Le indagini si sono concentrate sulla frangia giarrese del clan Brunetto, legata alla famiglia mafiosa dei Santapaola-Ercolano di Cosa Nostra catanese, che dettava legge tra Giarre, Mascali, Fiumefreddo di Sicilia, Castiglione di Sicilia. L'inchiesta ha definito la struttura organizzativa del clan, le posizioni di vertice e i ruoli degli indagati. Il gruppo criminale gestiva, tra le altre cose, la piazza dello spaccio nel quartiere popolare Jungo di Giarre insieme ai Santapaola, reclutando numerosi pusher, organizzando i loro turni, stipendiandoli e mantenendo anche le loro famiglie. Il clan inoltre imponeva il pizzo a diversi esercenti e riscuoteva i crediti legati agli stupefacenti con pestaggi punendo sistematicamente chi si rifiutava di spacciare o effettuare rapine. Gli introiti quotidiani derivanti dello spaccio  erano quantificabili in svariate migliaia di euro. I quartieri popolari consentivano di usufruire di un collaudato sistema di sentinelle e offrivano un gran numero di nascondigli per le dosi costituendo per i tossicodipendenti una sorta di punto stabile di approvvigionamento.

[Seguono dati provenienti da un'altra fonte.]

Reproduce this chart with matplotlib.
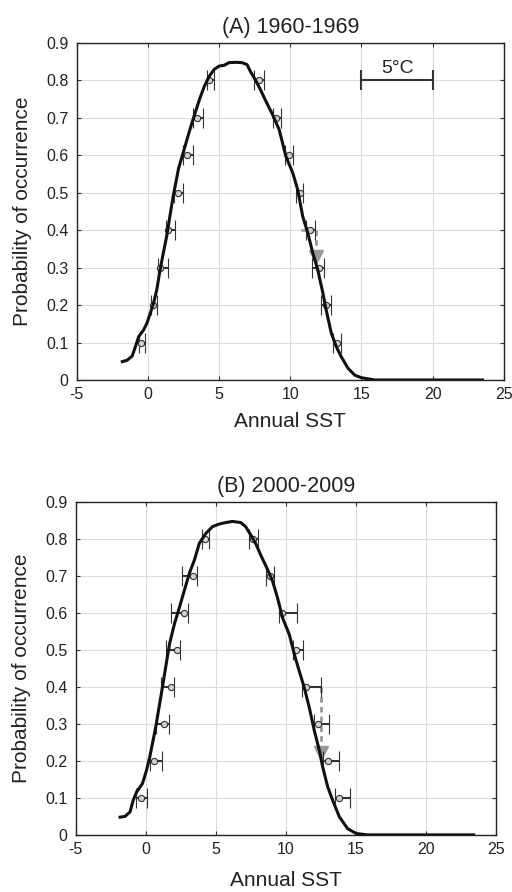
import matplotlib.pyplot as plt

plt.rcParams['font.family'] = ['Liberation Sans', 'DejaVu Sans']
plt.rcParams['axes.unicode_minus'] = False

# curve A (1960-1969)
curve_a_x = [-1.80, -1.45, -1.11, -0.88, -0.65, -0.30, -0.07, 0.16, 0.39, 0.62, 0.85, 1.08,
             1.31, 1.54, 1.77, 2.00, 2.15, 2.47, 2.81, 3.16, 3.39, 3.62, 3.96, 4.31, 4.65,
             5.00, 5.35, 5.69, 6.15, 6.61, 6.96, 7.19, 7.53, 7.85, 8.25, 8.72, 9.22, 9.69,
             10.17, 10.52, 10.87, 11.23, 11.58, 11.93, 12.29, 12.52, 12.88, 13.23, 13.58,
             14.06, 14.53, 15.00, 15.94, 23.5]
curve_a_y = [0.049, 0.053, 0.064, 0.089, 0.116, 0.134, 0.152, 0.178, 0.205, 0.241, 0.294, 0.339,
             0.383, 0.437, 0.490, 0.535, 0.565, 0.606, 0.651, 0.695, 0.722, 0.749, 0.784, 0.811,
             0.829, 0.838, 0.840, 0.847, 0.848, 0.847, 0.842, 0.824, 0.802, 0.779, 0.747,
             0.711, 0.668, 0.597, 0.553, 0.508, 0.437, 0.392, 0.339, 0.294, 0.232, 0.187,
             0.125, 0.089, 0.062, 0.031, 0.013, 0.006, 0.0, 0.0]

# curve B (2000-2009)
curve_b_x = [-1.84, -1.49, -1.13, -0.90, -0.66, -0.24, 0.05, 0.28, 0.52, 0.75, 0.99, 1.23,
             1.46, 1.70, 2.05, 2.41, 2.76, 3.11, 3.47, 3.82, 4.29, 4.76, 5.24, 5.71, 6.18,
             6.77, 7.12, 7.48, 7.83, 8.20, 8.60, 9.05, 9.40, 9.76, 10.24, 10.60, 10.95, 11.31,
             11.67, 12.02, 12.38, 12.62, 12.98, 13.33, 13.81, 14.40, 15.0, 15.8, 23.4]
curve_b_y = [0.048, 0.050, 0.062, 0.094, 0.116, 0.139, 0.175, 0.211, 0.256, 0.301, 0.356, 0.410,
             0.464, 0.518, 0.572, 0.617, 0.663, 0.708, 0.744, 0.789, 0.816, 0.834, 0.841, 0.845,
             0.848, 0.845, 0.834, 0.812, 0.789, 0.757, 0.725, 0.686, 0.641, 0.587, 0.542, 0.488,
             0.443, 0.398, 0.344, 0.283, 0.229, 0.184, 0.130, 0.094, 0.049, 0.017, 0.004, 0.0, 0.0]

levels = [0.1, 0.2, 0.3, 0.4, 0.5, 0.6, 0.7, 0.8]

# error bars, panel A: left side then right side
a_left_mid = [-0.49, 0.33, 0.85, 1.43, 2.09, 2.72, 3.43, 4.32]
a_left_lo = [-0.66, 0.19, 0.68, 1.24, 1.85, 2.49, 3.19, 4.13]
a_left_hi = [-0.23, 0.66, 1.43, 1.90, 2.44, 3.19, 3.90, 4.67]
a_right_mid = [13.29, 12.54, 11.99, 11.36, 10.66, 9.88, 9.01, 7.77]
a_right_lo = [12.98, 12.16, 11.53, 11.10, 10.42, 9.65, 8.75, 7.42]
a_right_hi = [13.59, 12.89, 12.35, 11.76, 10.89, 10.16, 9.34, 8.17]

# error bars, panel B
b_left_mid = [-0.31, 0.60, 1.31, 1.83, 2.19, 2.74, 3.38, 4.21]
b_left_lo = [-0.67, 0.33, 0.76, 1.05, 1.43, 1.83, 2.55, 3.98]
b_left_hi = [0.10, 1.12, 1.67, 2.02, 2.43, 3.02, 3.67, 4.52]
b_right_mid = [13.81, 13.02, 12.31, 11.43, 10.69, 9.74, 8.86, 7.62]
b_right_lo = [13.50, 12.62, 12.00, 11.12, 10.48, 9.52, 8.57, 7.36]
b_right_hi = [14.57, 13.81, 13.09, 12.50, 11.19, 10.76, 9.17, 7.98]

# grey arrows (x, y start, y end)
arrow_a = (11.83, 0.40, 0.318)
arrow_b = (12.52, 0.40, 0.211)


def draw_bars(ax, mid, lo, hi):
    err = [[m - l for m, l in zip(mid, lo)], [h - m for m, h in zip(mid, hi)]]
    ax.errorbar(mid, levels, xerr=err, fmt='o', ms=4.5, mfc='#d0d0d0', mec='#333333',
                mew=0.8, ecolor='#333333', elinewidth=1.5, capsize=7, capthick=1.5, zorder=4)


def setup(ax, title, xpad):
    ax.set_xlim(-5, 25)
    ax.set_ylim(0, 0.9)
    ax.set_xticks(range(-5, 26, 5))
    ax.set_yticks([0, 0.1, 0.2, 0.3, 0.4, 0.5, 0.6, 0.7, 0.8, 0.9])
    ax.set_yticklabels(['0', '0.1', '0.2', '0.3', '0.4', '0.5', '0.6', '0.7', '0.8', '0.9'])
    ax.grid(True, color='#dcdcdc', lw=0.8)
    ax.set_axisbelow(True)
    ax.tick_params(direction='in', top=True, right=True, labelsize=11.5, length=3,
                   color='#333333', labelcolor='#222222')
    ax.tick_params(axis='x', pad=5)
    ax.tick_params(axis='y', pad=6)
    for s in ax.spines.values():
        s.set_color('#222222')
        s.set_linewidth(1.0)
    ax.set_title(title, fontsize=15.5, color='#222222', pad=7)
    ax.set_xlabel('Annual SST', fontsize=15, color='#222222', labelpad=xpad)
    ax.set_ylabel('Probability of occurrence', fontsize=15, color='#222222', labelpad=10)


def draw_arrow(ax, arr):
    x, y0, y1 = arr
    ax.plot([x, x], [y0, y1 + 0.02], ls=(0, (2, 1.5)), color='#999999', lw=2.0, zorder=3)
    ax.plot([x], [y1 + 0.01], marker='v', ms=10, color='#999999', mec='#999999', zorder=3)


fig = plt.figure(figsize=(5.12, 8.92), dpi=100)
ax1 = fig.add_axes([0.150, 0.574, 0.834, 0.378])
ax2 = fig.add_axes([0.148, 0.064, 0.821, 0.373])

setup(ax1, '(A) 1960-1969', 7)
setup(ax2, '(B) 2000-2009', 10)

draw_arrow(ax1, arrow_a)
ax1.plot([10.85, 11.25], [0.40, 0.40], color='#999999', lw=1.8, zorder=3)
draw_arrow(ax2, arrow_b)

ax1.plot(curve_a_x, curve_a_y, color='#111111', lw=2.2, zorder=5)
ax2.plot(curve_b_x, curve_b_y, color='#111111', lw=2.2, zorder=5)

draw_bars(ax1, a_left_mid, a_left_lo, a_left_hi)
draw_bars(ax1, a_right_mid, a_right_lo, a_right_hi)
draw_bars(ax2, b_left_mid, b_left_lo, b_left_hi)
draw_bars(ax2, b_right_mid, b_right_lo, b_right_hi)

# 5 degree scale bar
ax1.errorbar([17.5], [0.8], xerr=[2.5], fmt='none', ecolor='#333333', elinewidth=1.5,
             capsize=7, capthick=1.5)
ax1.text(17.5, 0.81, '5°C', ha='center', va='bottom', fontsize=14, color='#222222')

fig.savefig('out.png', dpi=100)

Ai vertici del clan, secondo gli inquirenti, c'erano i componenti della famiglia Andò, capeggiata da Giuseppe – venditore ambulante – insieme ai figli e ai nipoti. L'uomo collocava il suo  camion in modo tutt'altro che casuale, controllando costantemente i movimenti delle pattuglie nel primo e più importante incrocio cittadino dopo l’uscita autostradale di Giarre. Il camion dell'uomo inoltre fungeva da "quartier generale" per incontrare altri sodali, fornitori di droga, creditori, membri di altri clan o per convocare pusher “indisciplinati” nei turni e punirli con detrazioni dello stipendio di 250 euro alla settimana. Quando lo spacciatore veniva stato arrestato, il sodalizio provvedeva a pagare il “mantenimento” alla sua famiglia.

L'inchiesta ha inoltre dimostrato come il clan puntasse al ruolo di “autorità mafiosa” di riferimento nel territorio a cui chiedere il permesso prima di avviare qualsiasi attività imprenditoriale, compreso il montaggio itinerante di giostre (“prima che entri il camion lì dentro, devi venire a parlare con me!”), ipotizzando ritorsioni in caso contrario: “Se monta gli brucio tutte cose!”. Un altro aspetto rilevante scoperto dagli inquirenti è che durante una delle molteplici perquisizioni in covi a disposizione dell’organizzazione criminale, è stata accertata anche una sorta di schedatura degli elettori del popoloso quartiere “Jungo”, verosimilmente per controllare il voto nelle sezioni.